## Task
Without the pictures, write out all the lines below exactly as they appear.

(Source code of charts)
#####

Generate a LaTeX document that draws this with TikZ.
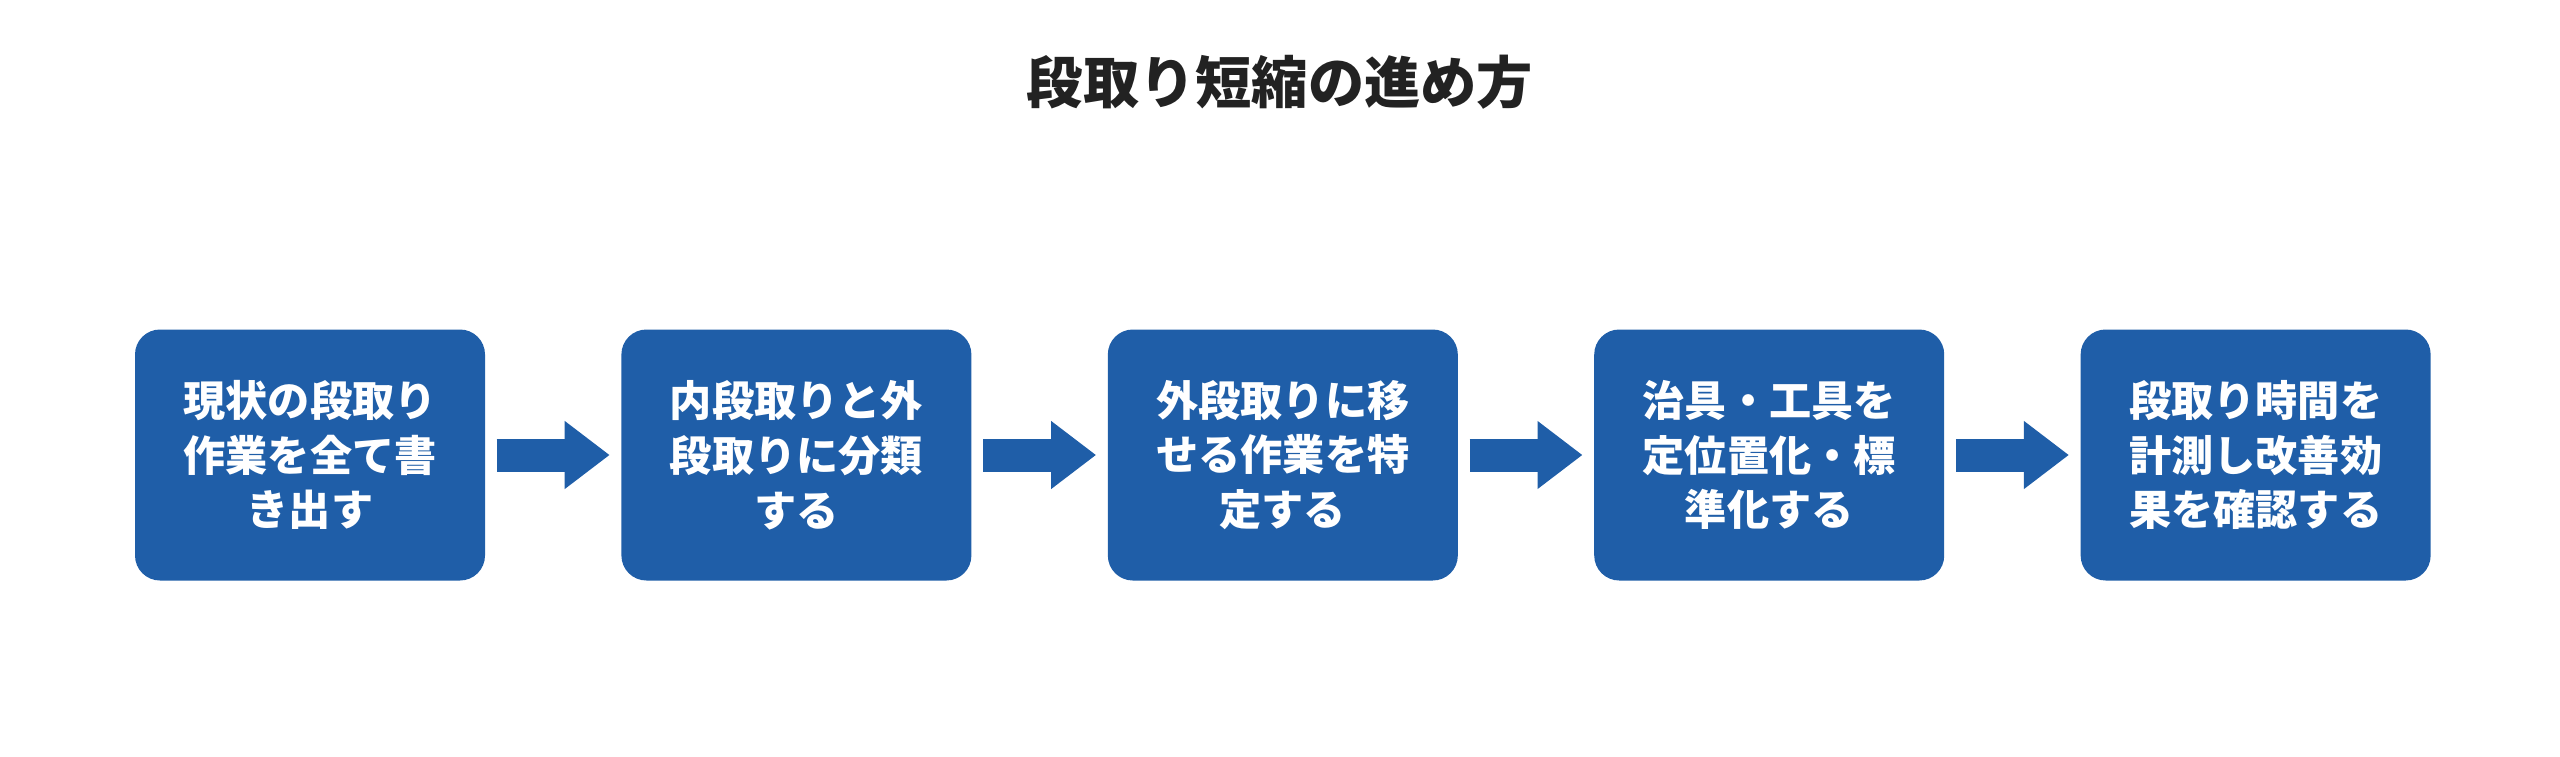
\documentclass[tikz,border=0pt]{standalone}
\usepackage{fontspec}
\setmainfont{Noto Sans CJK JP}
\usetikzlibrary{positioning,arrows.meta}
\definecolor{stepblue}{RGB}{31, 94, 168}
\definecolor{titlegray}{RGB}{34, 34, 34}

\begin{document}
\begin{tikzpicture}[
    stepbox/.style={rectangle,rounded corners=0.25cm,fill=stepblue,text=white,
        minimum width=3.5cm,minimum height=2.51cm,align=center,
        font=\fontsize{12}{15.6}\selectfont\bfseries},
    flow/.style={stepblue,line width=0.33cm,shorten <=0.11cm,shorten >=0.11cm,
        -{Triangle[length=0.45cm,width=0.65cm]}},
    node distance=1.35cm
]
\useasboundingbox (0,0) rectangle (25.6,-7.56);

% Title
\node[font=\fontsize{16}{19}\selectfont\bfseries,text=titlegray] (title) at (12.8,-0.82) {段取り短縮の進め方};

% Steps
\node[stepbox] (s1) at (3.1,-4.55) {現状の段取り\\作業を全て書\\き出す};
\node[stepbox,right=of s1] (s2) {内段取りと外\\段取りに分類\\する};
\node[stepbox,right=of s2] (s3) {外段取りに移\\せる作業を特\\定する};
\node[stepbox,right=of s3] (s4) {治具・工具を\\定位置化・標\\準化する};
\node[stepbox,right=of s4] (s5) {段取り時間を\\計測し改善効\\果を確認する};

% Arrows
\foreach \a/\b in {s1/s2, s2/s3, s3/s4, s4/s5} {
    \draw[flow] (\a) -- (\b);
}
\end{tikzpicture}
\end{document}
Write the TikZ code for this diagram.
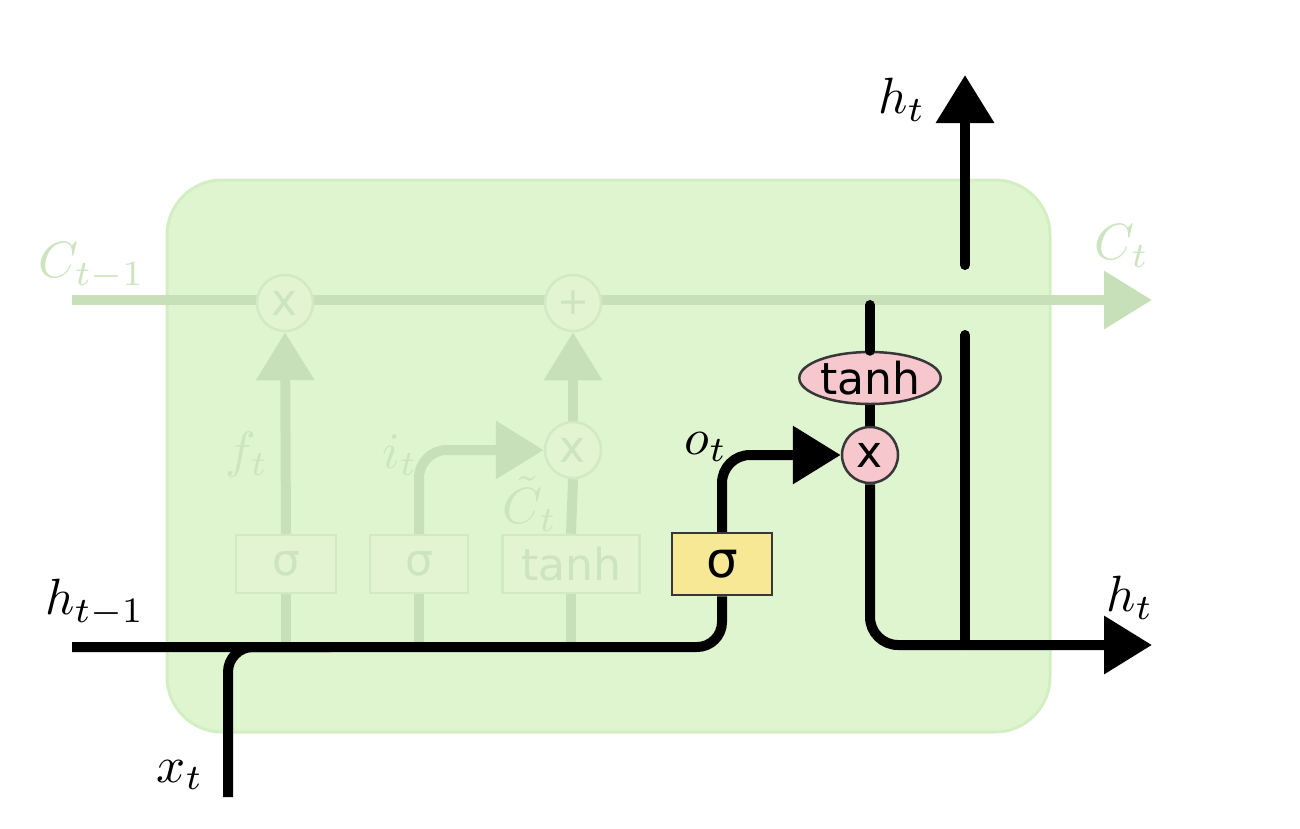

#####

## Answer to this task
Generate a LaTeX document that draws this with TikZ.
\documentclass[tikz,border=0pt]{standalone}
\usepackage{fontspec}
\setmainfont{Noto Sans CJK JP}
\usetikzlibrary{positioning,arrows.meta}
\definecolor{stepblue}{RGB}{31, 94, 168}
\definecolor{titlegray}{RGB}{34, 34, 34}

\begin{document}
\begin{tikzpicture}[
    stepbox/.style={rectangle,rounded corners=0.25cm,fill=stepblue,text=white,
        minimum width=3.5cm,minimum height=2.51cm,align=center,
        font=\fontsize{12}{15.6}\selectfont\bfseries},
    flow/.style={stepblue,line width=0.33cm,shorten <=0.11cm,shorten >=0.11cm,
        -{Triangle[length=0.45cm,width=0.65cm]}},
    node distance=1.35cm
]
\useasboundingbox (0,0) rectangle (25.6,-7.56);

% Title
\node[font=\fontsize{16}{19}\selectfont\bfseries,text=titlegray] (title) at (12.8,-0.82) {段取り短縮の進め方};

% Steps
\node[stepbox] (s1) at (3.1,-4.55) {現状の段取り\\作業を全て書\\き出す};
\node[stepbox,right=of s1] (s2) {内段取りと外\\段取りに分類\\する};
\node[stepbox,right=of s2] (s3) {外段取りに移\\せる作業を特\\定する};
\node[stepbox,right=of s3] (s4) {治具・工具を\\定位置化・標\\準化する};
\node[stepbox,right=of s4] (s5) {段取り時間を\\計測し改善効\\果を確認する};

% Arrows
\foreach \a/\b in {s1/s2, s2/s3, s3/s4, s4/s5} {
    \draw[flow] (\a) -- (\b);
}
\end{tikzpicture}
\end{document}
Write the TikZ code for this diagram.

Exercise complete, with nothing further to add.